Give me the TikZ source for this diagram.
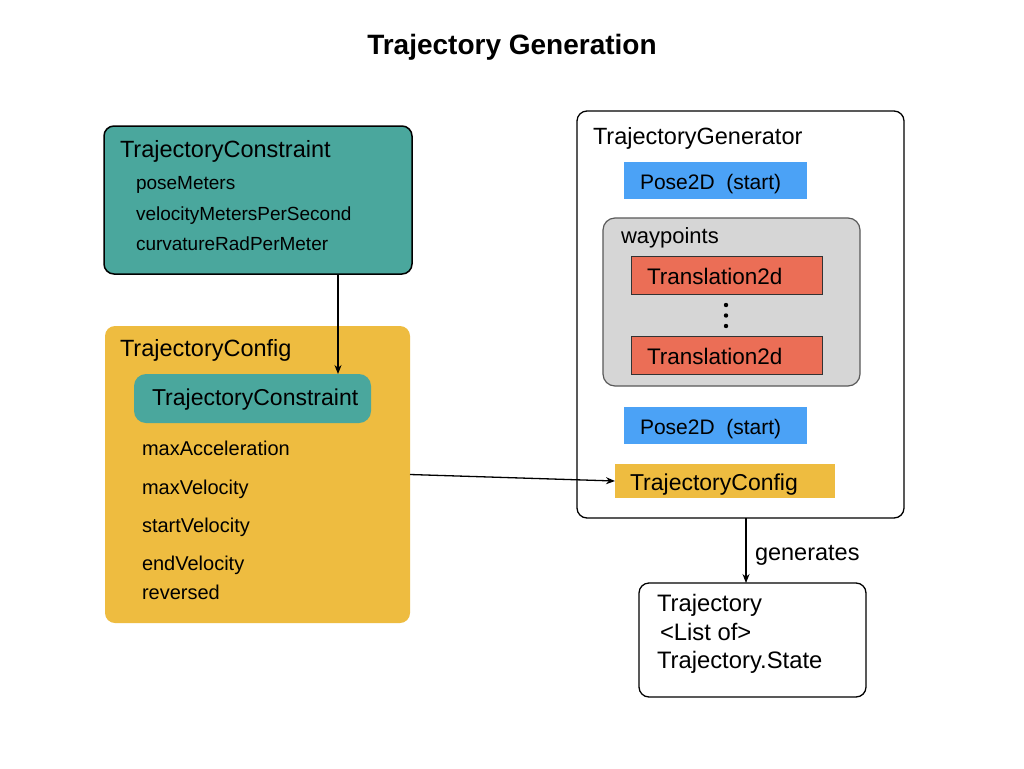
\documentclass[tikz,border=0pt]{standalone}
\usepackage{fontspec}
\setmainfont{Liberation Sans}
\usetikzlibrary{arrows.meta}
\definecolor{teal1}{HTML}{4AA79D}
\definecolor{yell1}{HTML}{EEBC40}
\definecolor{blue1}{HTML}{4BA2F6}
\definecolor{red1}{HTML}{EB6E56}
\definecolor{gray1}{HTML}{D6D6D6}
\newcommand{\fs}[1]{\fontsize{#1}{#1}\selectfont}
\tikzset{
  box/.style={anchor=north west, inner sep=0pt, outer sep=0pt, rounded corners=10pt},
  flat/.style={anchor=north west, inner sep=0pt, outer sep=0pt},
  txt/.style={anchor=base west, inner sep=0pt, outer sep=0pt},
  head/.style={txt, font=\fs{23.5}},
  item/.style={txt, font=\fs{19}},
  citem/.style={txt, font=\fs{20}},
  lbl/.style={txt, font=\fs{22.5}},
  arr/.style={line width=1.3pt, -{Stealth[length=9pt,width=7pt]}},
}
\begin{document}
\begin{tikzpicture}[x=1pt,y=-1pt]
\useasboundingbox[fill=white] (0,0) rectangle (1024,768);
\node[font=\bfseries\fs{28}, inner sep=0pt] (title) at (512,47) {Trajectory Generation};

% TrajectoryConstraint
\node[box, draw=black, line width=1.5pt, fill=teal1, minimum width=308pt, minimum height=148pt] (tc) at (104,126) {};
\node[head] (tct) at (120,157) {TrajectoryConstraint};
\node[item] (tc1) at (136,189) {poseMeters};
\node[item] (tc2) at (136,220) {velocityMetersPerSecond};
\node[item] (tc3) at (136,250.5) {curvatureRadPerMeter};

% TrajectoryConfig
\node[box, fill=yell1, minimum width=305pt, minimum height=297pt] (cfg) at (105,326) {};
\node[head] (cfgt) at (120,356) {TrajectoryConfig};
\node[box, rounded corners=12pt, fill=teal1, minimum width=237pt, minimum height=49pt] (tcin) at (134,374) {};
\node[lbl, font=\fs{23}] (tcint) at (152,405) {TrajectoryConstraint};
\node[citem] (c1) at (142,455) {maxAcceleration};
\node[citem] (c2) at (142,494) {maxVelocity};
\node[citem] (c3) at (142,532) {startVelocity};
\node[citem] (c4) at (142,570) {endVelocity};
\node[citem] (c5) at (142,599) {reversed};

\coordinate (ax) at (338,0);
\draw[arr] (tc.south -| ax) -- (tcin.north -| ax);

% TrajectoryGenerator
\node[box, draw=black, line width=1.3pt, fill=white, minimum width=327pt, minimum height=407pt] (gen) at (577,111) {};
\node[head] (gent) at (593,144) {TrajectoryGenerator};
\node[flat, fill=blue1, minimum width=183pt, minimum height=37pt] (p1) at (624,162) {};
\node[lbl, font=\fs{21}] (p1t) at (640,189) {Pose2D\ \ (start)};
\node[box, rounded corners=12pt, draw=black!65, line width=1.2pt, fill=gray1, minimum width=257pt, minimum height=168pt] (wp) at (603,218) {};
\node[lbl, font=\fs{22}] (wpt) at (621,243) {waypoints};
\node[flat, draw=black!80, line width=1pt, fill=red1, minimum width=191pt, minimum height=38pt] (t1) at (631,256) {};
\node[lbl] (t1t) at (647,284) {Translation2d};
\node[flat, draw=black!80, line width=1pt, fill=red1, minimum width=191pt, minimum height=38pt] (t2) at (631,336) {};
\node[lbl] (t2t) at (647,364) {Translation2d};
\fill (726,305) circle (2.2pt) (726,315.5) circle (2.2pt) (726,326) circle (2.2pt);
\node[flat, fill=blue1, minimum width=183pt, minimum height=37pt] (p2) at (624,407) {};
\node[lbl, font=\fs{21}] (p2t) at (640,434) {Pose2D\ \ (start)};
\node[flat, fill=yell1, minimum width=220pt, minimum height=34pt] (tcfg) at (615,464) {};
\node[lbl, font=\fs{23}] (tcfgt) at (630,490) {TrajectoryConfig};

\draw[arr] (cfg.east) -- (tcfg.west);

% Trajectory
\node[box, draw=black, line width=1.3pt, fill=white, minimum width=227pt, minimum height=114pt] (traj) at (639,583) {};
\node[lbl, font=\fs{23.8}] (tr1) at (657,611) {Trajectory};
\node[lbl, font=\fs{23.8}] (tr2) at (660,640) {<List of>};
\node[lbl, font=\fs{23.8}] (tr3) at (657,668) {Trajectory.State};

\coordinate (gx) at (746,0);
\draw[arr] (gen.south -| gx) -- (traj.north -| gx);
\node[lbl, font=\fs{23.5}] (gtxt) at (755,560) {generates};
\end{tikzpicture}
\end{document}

──────

[Task requirements] Reproduce the data above word for word from its first line through the line that holds "(tc3) at (136,250.5)", both ends included; skip pictures.

[Reply]
Give me the TikZ source for this diagram.
\documentclass[tikz,border=0pt]{standalone}
\usepackage{fontspec}
\setmainfont{Liberation Sans}
\usetikzlibrary{arrows.meta}
\definecolor{teal1}{HTML}{4AA79D}
\definecolor{yell1}{HTML}{EEBC40}
\definecolor{blue1}{HTML}{4BA2F6}
\definecolor{red1}{HTML}{EB6E56}
\definecolor{gray1}{HTML}{D6D6D6}
\newcommand{\fs}[1]{\fontsize{#1}{#1}\selectfont}
\tikzset{
  box/.style={anchor=north west, inner sep=0pt, outer sep=0pt, rounded corners=10pt},
  flat/.style={anchor=north west, inner sep=0pt, outer sep=0pt},
  txt/.style={anchor=base west, inner sep=0pt, outer sep=0pt},
  head/.style={txt, font=\fs{23.5}},
  item/.style={txt, font=\fs{19}},
  citem/.style={txt, font=\fs{20}},
  lbl/.style={txt, font=\fs{22.5}},
  arr/.style={line width=1.3pt, -{Stealth[length=9pt,width=7pt]}},
}
\begin{document}
\begin{tikzpicture}[x=1pt,y=-1pt]
\useasboundingbox[fill=white] (0,0) rectangle (1024,768);
\node[font=\bfseries\fs{28}, inner sep=0pt] (title) at (512,47) {Trajectory Generation};

% TrajectoryConstraint
\node[box, draw=black, line width=1.5pt, fill=teal1, minimum width=308pt, minimum height=148pt] (tc) at (104,126) {};
\node[head] (tct) at (120,157) {TrajectoryConstraint};
\node[item] (tc1) at (136,189) {poseMeters};
\node[item] (tc2) at (136,220) {velocityMetersPerSecond};
\node[item] (tc3) at (136,250.5) {curvatureRadPerMeter};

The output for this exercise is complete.